◆ **Given task**: Only the lines from the line containing "Clone this chart in matplotlib." through the line containing "clip_on=False, zorder=4)" should be reproduced, please, with no pictures.
-- begin --
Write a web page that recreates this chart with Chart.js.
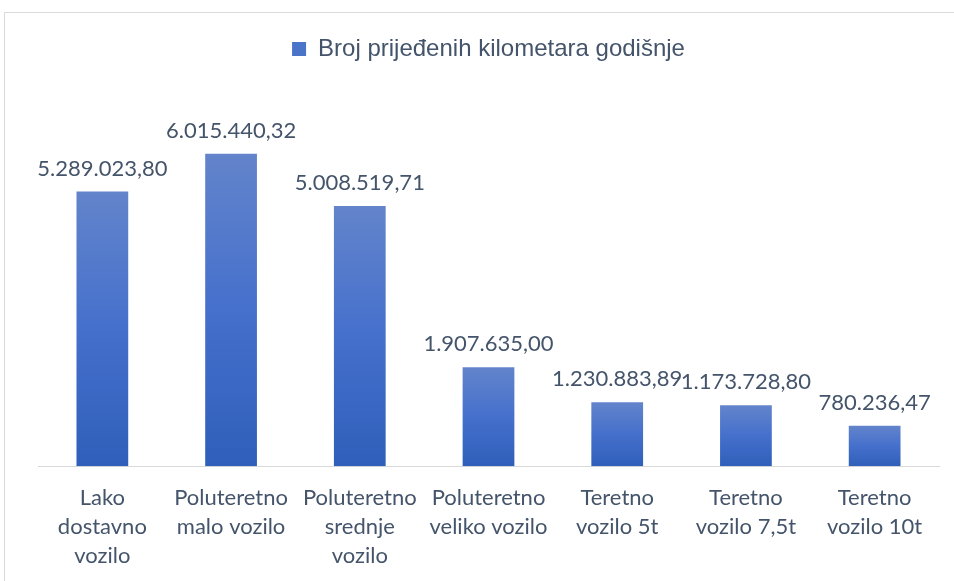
<!DOCTYPE html>
<html>
<head>
<meta charset="utf-8">
<script src="https://cdn.jsdelivr.net/npm/chart.js@4.4.0/dist/chart.umd.min.js"></script>
<style>
body { margin: 0; background: #fff; overflow: hidden; }
#frame {
    position: absolute;
    left: 4px;
    top: 12px;
    width: 1200px;
    height: 800px;
    border: 1px solid #d9d9d9;
}
#wrap {
    position: absolute;
    left: 0;
    top: 0;
    width: 954px;
    height: 581px;
}
</style>
</head>
<body>
<div id="frame"></div>
<div id="wrap"><canvas id="myChart"></canvas></div>

<script>
// data
var categories = [
    ["Lako", "dostavno", "vozilo"],
    ["Poluteretno", "malo vozilo"],
    ["Poluteretno", "srednje", "vozilo"],
    ["Poluteretno", "veliko vozilo"],
    ["Teretno", "vozilo 5t"],
    ["Teretno", "vozilo 7,5t"],
    ["Teretno", "vozilo 10t"]
];
var kmValues = [5289023.80, 6015440.32, 5008519.71, 1907635.00, 1230883.89, 1173728.80, 780236.47];
var seriesName = "Broj prijeđenih kilometara godišnje";

var textColor = "#44546a";

function fmt(v) {
    // 5.289.023,80 style
    var parts = v.toFixed(2).split(".");
    var whole = parts[0].replace(/\B(?=(\d{3})+(?!\d))/g, ".");
    return whole + "," + parts[1];
}

function barFill(context) {
    var chart = context.chart;
    if (!chart.chartArea || context.dataIndex === undefined) return "#4472c4";
    var y = chart.scales.y;
    var top = y.getPixelForValue(context.raw);
    var bottom = y.getPixelForValue(0);
    var g = chart.ctx.createLinearGradient(0, top, 0, bottom);
    g.addColorStop(0, "#6384cb");
    g.addColorStop(0.5, "#4570cc");
    g.addColorStop(1, "#2f5fba");
    return g;
}

// values above each bar
var valueLabels = {
    id: "valueLabels",
    afterDatasetsDraw: function(chart) {
        var ctx = chart.ctx;
        var meta = chart.getDatasetMeta(0);
        ctx.save();
        ctx.font = "22px Lato";
        ctx.fillStyle = textColor;
        ctx.textAlign = "center";
        ctx.textBaseline = "alphabetic";
        meta.data.forEach(function(bar, i) {
            ctx.fillText(fmt(kmValues[i]), bar.x, bar.y - 16);
        });
        ctx.restore();
    }
};

new Chart("myChart", {
    type: "bar",
    data: {
        labels: categories,
        datasets: [{
            label: seriesName,
            data: kmValues,
            backgroundColor: barFill,
            barPercentage: 0.6,
            categoryPercentage: 0.67
        }]
    },
    options: {
        responsive: true,
        maintainAspectRatio: false,
        animation: false,
        layout: { padding: { left: 38, right: 15, top: 27, bottom: -7 } },
        plugins: {
            tooltip: { enabled: false },
            legend: {
                display: true,
                position: "top",
                labels: {
                    color: textColor,
                    font: { family: "Liberation Sans", size: 24 },
                    boxWidth: 14,
                    boxHeight: 14,
                    padding: 10,
                    generateLabels: function() {
                        return [{
                            text: seriesName,
                            fillStyle: "#4a74c8",
                            strokeStyle: "#4a74c8",
                            lineWidth: 0,
                            fontColor: textColor,
                            datasetIndex: 0
                        }];
                    }
                }
            }
        },
        scales: {
            x: {
                grid: { display: false, drawTicks: false },
                border: { display: true, color: "#d9d9d9", width: 1 },
                ticks: {
                    color: textColor,
                    font: { family: "Lato", size: 22, lineHeight: 1.33 },
                    padding: 17,
                    maxRotation: 0,
                    autoSkip: false
                }
            },
            y: {
                display: false,
                min: 0,
                max: 7610000
            }
        }
    },
    plugins: [valueLabels]
});
</script>
</body>
</html>
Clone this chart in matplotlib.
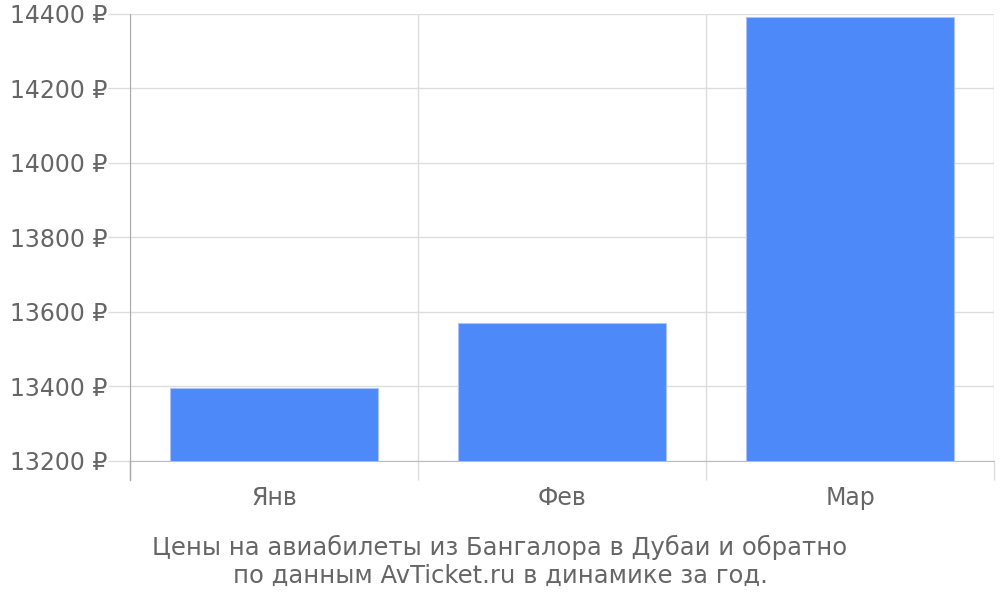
import matplotlib.pyplot as plt
import numpy as np

months = ["Янв", "Фев", "Мар"]
prices = [13396, 13571, 14392]
y_ticks = [13200, 13400, 13600, 13800, 14000, 14200, 14400]

fig = plt.figure(figsize=(10, 6), dpi=100)
ax = fig.add_axes([0.13, 0.2317, 0.864, 0.745])

x = np.arange(len(months))
ax.bar(x, prices, width=0.72, color="#4d89f9", edgecolor="#a8c4fb", linewidth=0.8, zorder=3)

ax.set_xlim(-0.5, len(months) - 0.5)
ax.set_ylim(13200, 14400)

ax.set_yticks(y_ticks)
ax.set_yticklabels([f"{v} ₽" for v in y_ticks], fontsize=17, color="#666666")
ax.tick_params(axis="y", length=16, color="#dddddd", width=1, pad=0)

ax.set_xticks(x)
ax.set_xticklabels(months, fontsize=17, color="#666666")
ax.tick_params(axis="x", which="major", length=0, pad=18)
ax.set_xticks(np.arange(-0.5, len(months)), minor=True)
ax.tick_params(axis="x", which="minor", length=14, color="#dddddd", width=1)

ax.grid(axis="y", color="#dddddd", linewidth=1, zorder=0)
ax.grid(axis="x", which="minor", color="#dddddd", linewidth=1, zorder=0)

for s in ["top", "right"]:
    ax.spines[s].set_visible(False)
ax.spines["left"].set_color("#aaaaaa")
ax.spines["left"].set_bounds(13200, 14400)
ax.spines["bottom"].set_color("#bbbbbb")

# left axis line extends below like the tick marks
ax.plot([-0.5, -0.5], [13200, 13200 - 19 / 0.3725], color="#aaaaaa", linewidth=1,
        clip_on=False, zorder=4)

fig.text(0.5, 0.065, "Цены на авиабилеты из Бангалора в Дубаи и обратно\nпо данным AvTicket.ru в динамике за год.",
         ha="center", va="center", fontsize=17.5, color="#666666", linespacing=1.2)

fig.savefig("out.png")
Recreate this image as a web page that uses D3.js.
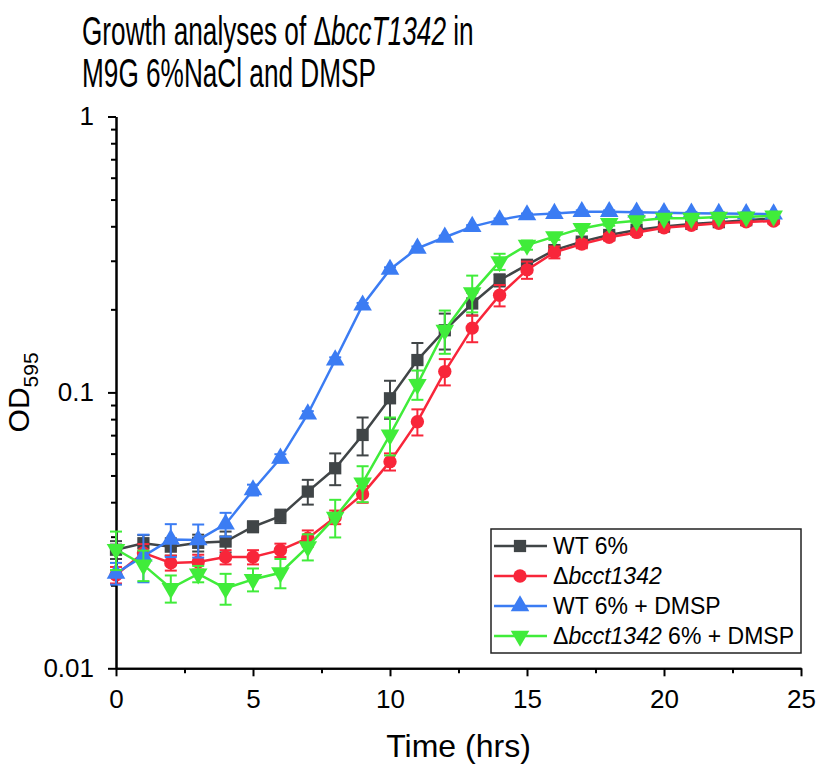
<!DOCTYPE html>
<html><head><meta charset="utf-8">
<script src="https://cdn.jsdelivr.net/npm/d3@7"></script>
<style>body{margin:0;background:#fff;} svg{display:block;} text{font-family:"Liberation Sans",Arial,sans-serif;fill:#000;}</style>
</head><body>
<svg id="chart" width="816" height="765"></svg>
<script>
const time = [0,1,2,3,4,5,6,7,8,9,10,11,12,13,14,15,16,17,18,19,20,21,22,23,24];
const seriesNames = ["WT 6%", "Δbcct1342", "WT 6% + DMSP", "Δbcct1342 6% + DMSP"];
const wt6 = [0.0269,0.0284,0.0276,0.0285,0.0288,0.0326,0.0356,0.0437,0.0531,0.0701,0.0952,0.131,0.168,0.210,0.255,0.290,0.328,0.352,0.372,0.388,0.399,0.408,0.414,0.421,0.427];
const wt6Err = [0.002,0.002,0.002,0.002,0.0025,0.0015,0.002,0.0045,0.007,0.011,0.015,0.02,0.025,0.02,0.013,0.012,0.01,0.009,0.008,0.008,0.007,0.007,0.007,0.007,0.007];
const mut = [0.0218,0.0262,0.0241,0.0243,0.0253,0.0253,0.0268,0.0296,0.0353,0.0428,0.0561,0.0783,0.119,0.171,0.225,0.278,0.322,0.345,0.365,0.380,0.395,0.403,0.410,0.415,0.418];
const mutErr = [0.0015,0.002,0.0015,0.0015,0.0015,0.0015,0.0015,0.002,0.002,0.003,0.004,0.0085,0.013,0.019,0.02,0.02,0.016,0.012,0.01,0.008,0.007,0.007,0.007,0.007,0.007];
const wtDmsp = [0.0221,0.0255,0.0293,0.0292,0.0333,0.0443,0.0577,0.0835,0.131,0.207,0.279,0.333,0.365,0.399,0.422,0.440,0.445,0.452,0.452,0.450,0.448,0.446,0.445,0.444,0.443];
const wtDmspErr = [0.002,0.005,0.004,0.004,0.0033,0.002,0.002,0.002,0.003,0.004,0.005,0.005,0.005,0.005,0.005,0.005,0.005,0.005,0.005,0.005,0.005,0.005,0.005,0.005,0.005];
const mutDmsp = [0.0270,0.0237,0.0195,0.0220,0.0195,0.0210,0.0222,0.0276,0.0353,0.047,0.0701,0.107,0.168,0.230,0.298,0.342,0.367,0.393,0.410,0.419,0.428,0.428,0.432,0.433,0.436];
const mutDmspErr = [0.0043,0.003,0.0022,0.0015,0.0025,0.002,0.0027,0.003,0.0055,0.007,0.011,0.013,0.03,0.035,0.02,0.013,0.01,0.008,0.008,0.007,0.007,0.007,0.007,0.007,0.007];
const xTicks = [0,5,10,15,20,25];
const xMinorTicks = [2.5,7.5,12.5,17.5,22.5];
const yTicks = [0.01,0.1,1];
const yTickLabels = ["0.01","0.1","1"];
const yMinorTicks = [0.02,0.03,0.04,0.05,0.06,0.07,0.08,0.09,0.2,0.3,0.4,0.5,0.6,0.7,0.8,0.9];

const colors = ["#404547","#f8263a","#3b7cf3","#40ec3a"];
const symbols = [d3.symbolSquare, d3.symbolCircle, d3.symbolTriangle, d3.symbolTriangle];
const symSizes = [150, 140, 150, 150];
const rotations = [0,0,0,180];
const values = [wt6, mut, wtDmsp, mutDmsp];
const errors = [wt6Err, mutErr, wtDmspErr, mutDmspErr];

const svg = d3.select("#chart");
const x = d3.scaleLinear().domain([0,25]).range([116,801]);
const y = d3.scaleLog().domain([0.01,1]).range([668.3,116.5]);

// title
const title = svg.append("g").attr("transform","translate(82,0) scale(0.655,1)");
const t1 = title.append("text").attr("x",0).attr("y",45).style("font-size","40px");
t1.append("tspan").text("Growth analyses of Δ");
t1.append("tspan").style("font-style","italic").text("bccT1342");
t1.append("tspan").text(" in");
title.append("text").attr("x",0).attr("y",87).style("font-size","40px").text("M9G 6%NaCl and DMSP");

// axes
const xAxis = svg.append("g").attr("transform",`translate(0,${y(0.01)})`)
  .call(d3.axisBottom(x).tickValues(xTicks).tickSize(8).tickSizeOuter(0).tickFormat(d3.format("d")));
svg.append("g").attr("transform",`translate(0,${y(0.01)})`)
  .call(d3.axisBottom(x).tickValues(xMinorTicks).tickSize(5).tickSizeOuter(0).tickFormat(""));
const yAxis = svg.append("g").attr("transform",`translate(${x(0)},0)`)
  .call(d3.axisLeft(y).tickValues(yTicks).tickSize(8).tickSizeOuter(0).tickFormat((d,i)=>yTickLabels[i]));
svg.append("g").attr("transform",`translate(${x(0)},0)`)
  .call(d3.axisLeft(y).tickValues(yMinorTicks).tickSize(5).tickSizeOuter(0).tickFormat(""));
svg.selectAll(".domain").attr("stroke","#000").attr("stroke-width",2);
svg.selectAll(".tick line").attr("stroke","#000").attr("stroke-width",2);
svg.selectAll(".tick text").style("font-size","26px").style("font-family","Liberation Sans, Arial, sans-serif");
xAxis.selectAll(".tick text").attr("y",11).attr("dy",29);
yAxis.selectAll(".tick text").attr("x",-22);

// axis titles
svg.append("text").attr("x",(x(0)+x(25))/2).attr("y",757).attr("text-anchor","middle").style("font-size","32px").text("Time (hrs)");
const yl = svg.append("text").attr("transform",`translate(29,${(y(0.01)+y(1))/2}) rotate(-90)`).attr("text-anchor","middle").style("font-size","30px");
yl.append("tspan").text("OD");
yl.append("tspan").attr("dy",9).style("font-size","21px").text("595");

// series
const line = d3.line().x((d,i)=>x(time[i])).y(d=>y(d));
values.forEach((vals,s)=>{
  const g = svg.append("g");
  g.append("path").datum(vals).attr("d",line).attr("fill","none").attr("stroke",colors[s]).attr("stroke-width",2.5);
  const eb = g.selectAll(".eb").data(vals).enter().append("g");
  eb.append("line").attr("x1",(d,i)=>x(time[i])).attr("x2",(d,i)=>x(time[i]))
    .attr("y1",(d,i)=>y(d+errors[s][i])).attr("y2",(d,i)=>y(Math.max(d-errors[s][i],0.0101)))
    .attr("stroke",colors[s]).attr("stroke-width",2);
  [1,-1].forEach(sg=>{
    eb.append("line").attr("x1",(d,i)=>x(time[i])-6).attr("x2",(d,i)=>x(time[i])+6)
      .attr("y1",(d,i)=>y(d+sg*errors[s][i])).attr("y2",(d,i)=>y(d+sg*errors[s][i]))
      .attr("stroke",colors[s]).attr("stroke-width",2);
  });
  g.selectAll(".pt").data(vals).enter().append("path")
    .attr("d",d3.symbol().type(symbols[s]).size(symSizes[s]))
    .attr("transform",(d,i)=>`translate(${x(time[i])},${y(d)}) rotate(${rotations[s]})`)
    .attr("fill",colors[s]);
});

// legend
const lg = svg.append("g");
lg.append("rect").attr("x",491).attr("y",529).attr("width",310).attr("height",124).attr("fill","#fff").attr("stroke","#222").attr("stroke-width",1.5);
const rowY = d3.scaleBand().domain(d3.range(4)).range([531,651]);
seriesNames.forEach((nm,s)=>{
  const cy = rowY(s)+rowY.bandwidth()/2;
  lg.append("line").attr("x1",494).attr("x2",547).attr("y1",cy).attr("y2",cy).attr("stroke",colors[s]).attr("stroke-width",2.5);
  lg.append("path").attr("d",d3.symbol().type(symbols[s]).size(symSizes[s])).attr("transform",`translate(520,${cy}) rotate(${rotations[s]})`).attr("fill",colors[s]);
  const tx = lg.append("text").attr("x",553).attr("y",cy).attr("dy","0.36em").style("font-size","23px");
  if (nm.startsWith("Δ")) {
    tx.append("tspan").text("Δ");
    tx.append("tspan").style("font-style","italic").text("bcct1342");
    tx.append("tspan").text(nm.slice(9));
  } else tx.text(nm);
});
</script>
</body></html>
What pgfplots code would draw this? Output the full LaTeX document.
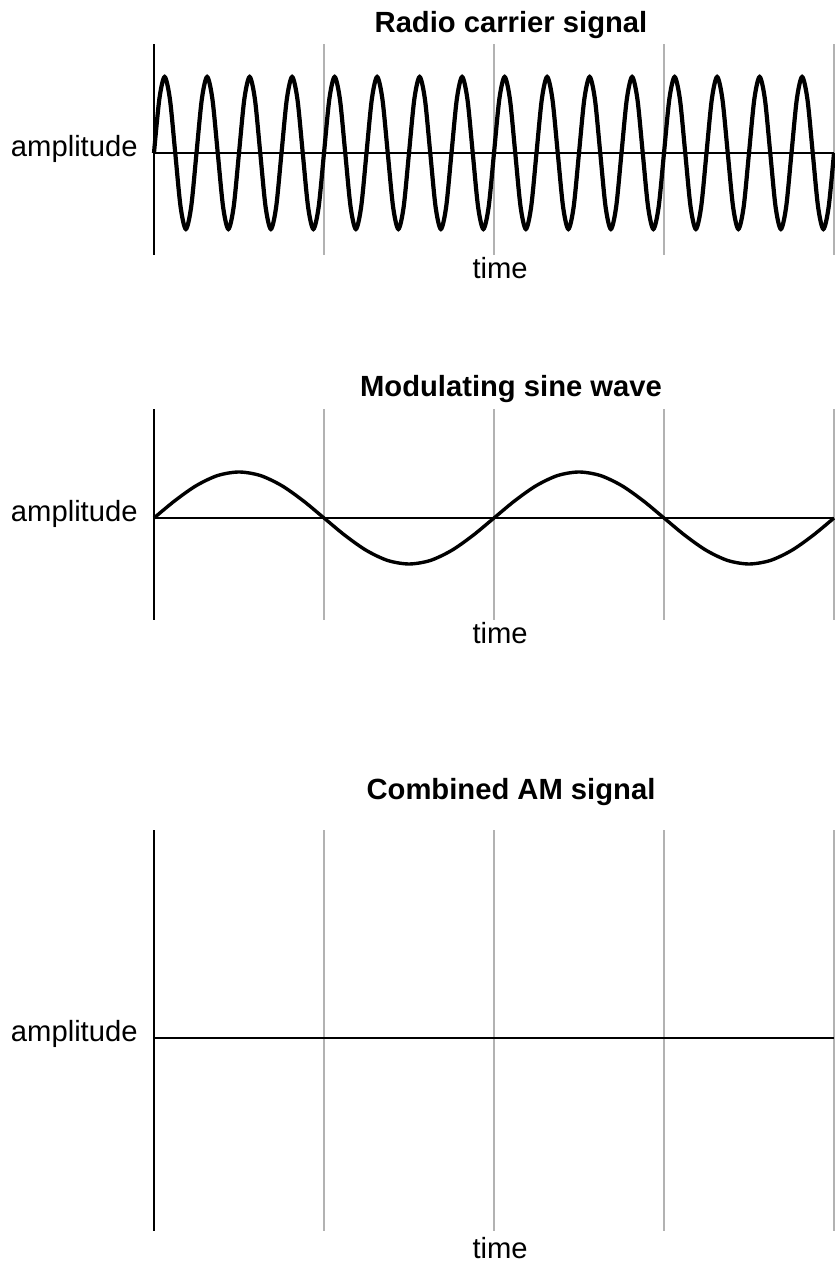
\documentclass[border=0pt]{standalone}
\usepackage{pgfplots}
\pgfplotsset{compat=1.18}
\usepackage{fontspec}
\setmainfont{Liberation Sans}
\pgfplotsset{
  sig/.style={
    scale only axis, width=340pt, clip=false,
    xmin=0, xmax=128,
    axis x line*=bottom, axis y line*=left,
    x axis line style={draw=none},
    y axis line style={line width=1pt, black},
    xtick={32,64,96,128}, xticklabels={},
    ytick=\empty,
    major tick length=0pt,
    xmajorgrids,
    major grid style={line width=0.7pt, black!30},
  }
}
\newcommand{\fnt}{\fontsize{14.6}{17}\selectfont}
\begin{document}
\begin{tikzpicture}
\useasboundingbox (0,0) rectangle (417.5pt,633pt);
% ---------------- Panel 1
\begin{axis}[sig, at={(77pt,505.5pt)}, anchor=south west, height=105.5pt, ymin=-102, ymax=109]
\addplot[black, line width=1pt] coordinates {(0,0)(128,0)};
\addplot[black, line width=2.1pt, smooth] coordinates {
(0,0)(1,53.7)(2,76)(3,53.7)(4,0)(5,-53.7)(6,-76)(7,-53.7)
(8,0)(9,53.7)(10,76)(11,53.7)(12,0)(13,-53.7)(14,-76)(15,-53.7)
(16,0)(17,53.7)(18,76)(19,53.7)(20,0)(21,-53.7)(22,-76)(23,-53.7)
(24,0)(25,53.7)(26,76)(27,53.7)(28,0)(29,-53.7)(30,-76)(31,-53.7)
(32,0)(33,53.7)(34,76)(35,53.7)(36,0)(37,-53.7)(38,-76)(39,-53.7)
(40,0)(41,53.7)(42,76)(43,53.7)(44,0)(45,-53.7)(46,-76)(47,-53.7)
(48,0)(49,53.7)(50,76)(51,53.7)(52,0)(53,-53.7)(54,-76)(55,-53.7)
(56,0)(57,53.7)(58,76)(59,53.7)(60,0)(61,-53.7)(62,-76)(63,-53.7)
(64,0)(65,53.7)(66,76)(67,53.7)(68,0)(69,-53.7)(70,-76)(71,-53.7)
(72,0)(73,53.7)(74,76)(75,53.7)(76,0)(77,-53.7)(78,-76)(79,-53.7)
(80,0)(81,53.7)(82,76)(83,53.7)(84,0)(85,-53.7)(86,-76)(87,-53.7)
(88,0)(89,53.7)(90,76)(91,53.7)(92,0)(93,-53.7)(94,-76)(95,-53.7)
(96,0)(97,53.7)(98,76)(99,53.7)(100,0)(101,-53.7)(102,-76)(103,-53.7)
(104,0)(105,53.7)(106,76)(107,53.7)(108,0)(109,-53.7)(110,-76)(111,-53.7)
(112,0)(113,53.7)(114,76)(115,53.7)(116,0)(117,-53.7)(118,-76)(119,-53.7)
(120,0)(121,53.7)(122,76)(123,53.7)(124,0)(125,-53.7)(126,-76)(127,-53.7)
(128,0)};
\node[anchor=base, inner sep=0, font=\fnt\bfseries] at (rel axis cs:0.525,1) [yshift=5.5pt] {Radio carrier signal};
\node[anchor=base, inner sep=0, font=\fnt] at (rel axis cs:0.509,0) [yshift=-12pt] {time};
\node[anchor=base east, inner sep=0, font=\fnt] at (axis cs:0,0) [xshift=-8pt, yshift=-2pt] {amplitude};
\end{axis}
% ---------------- Panel 2
\begin{axis}[sig, at={(77pt,323pt)}, anchor=south west, height=105.5pt, ymin=-102, ymax=109]
\addplot[black, line width=1pt] coordinates {(0,0)(128,0)};
\addplot[black, line width=1.7pt, smooth] coordinates {
(0,0)(4,17.6)(8,32.5)(12,42.5)(16,46)(20,42.5)(24,32.5)(28,17.6)
(32,0)(36,-17.6)(40,-32.5)(44,-42.5)(48,-46)(52,-42.5)(56,-32.5)(60,-17.6)
(64,0)(68,17.6)(72,32.5)(76,42.5)(80,46)(84,42.5)(88,32.5)(92,17.6)
(96,0)(100,-17.6)(104,-32.5)(108,-42.5)(112,-46)(116,-42.5)(120,-32.5)(124,-17.6)
(128,0)};
\node[anchor=base, inner sep=0, font=\fnt\bfseries] at (rel axis cs:0.525,1) [yshift=6pt] {Modulating sine wave};
\node[anchor=base, inner sep=0, font=\fnt] at (rel axis cs:0.509,0) [yshift=-12pt] {time};
\node[anchor=base east, inner sep=0, font=\fnt] at (axis cs:0,0) [xshift=-8pt, yshift=-2pt] {amplitude};
\end{axis}
% ---------------- Panel 3
\begin{axis}[sig, at={(77pt,17.5pt)}, anchor=south west, height=200.5pt, ymin=-193, ymax=208]
\addplot[black, line width=1pt] coordinates {(0,0)(128,0)};
\node[anchor=base, inner sep=0, font=\fnt\bfseries] at (rel axis cs:0.525,1) [yshift=15pt] {Combined AM signal};
\node[anchor=base, inner sep=0, font=\fnt] at (rel axis cs:0.509,0) [yshift=-14pt] {time};
\node[anchor=base east, inner sep=0, font=\fnt] at (axis cs:0,0) [xshift=-8pt, yshift=-2pt] {amplitude};
\end{axis}
\end{tikzpicture}
\end{document}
-- end --
◆ **Correct result**:
Clone this chart in matplotlib.
import matplotlib.pyplot as plt
import numpy as np

months = ["Янв", "Фев", "Мар"]
prices = [13396, 13571, 14392]
y_ticks = [13200, 13400, 13600, 13800, 14000, 14200, 14400]

fig = plt.figure(figsize=(10, 6), dpi=100)
ax = fig.add_axes([0.13, 0.2317, 0.864, 0.745])

x = np.arange(len(months))
ax.bar(x, prices, width=0.72, color="#4d89f9", edgecolor="#a8c4fb", linewidth=0.8, zorder=3)

ax.set_xlim(-0.5, len(months) - 0.5)
ax.set_ylim(13200, 14400)

ax.set_yticks(y_ticks)
ax.set_yticklabels([f"{v} ₽" for v in y_ticks], fontsize=17, color="#666666")
ax.tick_params(axis="y", length=16, color="#dddddd", width=1, pad=0)

ax.set_xticks(x)
ax.set_xticklabels(months, fontsize=17, color="#666666")
ax.tick_params(axis="x", which="major", length=0, pad=18)
ax.set_xticks(np.arange(-0.5, len(months)), minor=True)
ax.tick_params(axis="x", which="minor", length=14, color="#dddddd", width=1)

ax.grid(axis="y", color="#dddddd", linewidth=1, zorder=0)
ax.grid(axis="x", which="minor", color="#dddddd", linewidth=1, zorder=0)

for s in ["top", "right"]:
    ax.spines[s].set_visible(False)
ax.spines["left"].set_color("#aaaaaa")
ax.spines["left"].set_bounds(13200, 14400)
ax.spines["bottom"].set_color("#bbbbbb")

# left axis line extends below like the tick marks
ax.plot([-0.5, -0.5], [13200, 13200 - 19 / 0.3725], color="#aaaaaa", linewidth=1,
        clip_on=False, zorder=4)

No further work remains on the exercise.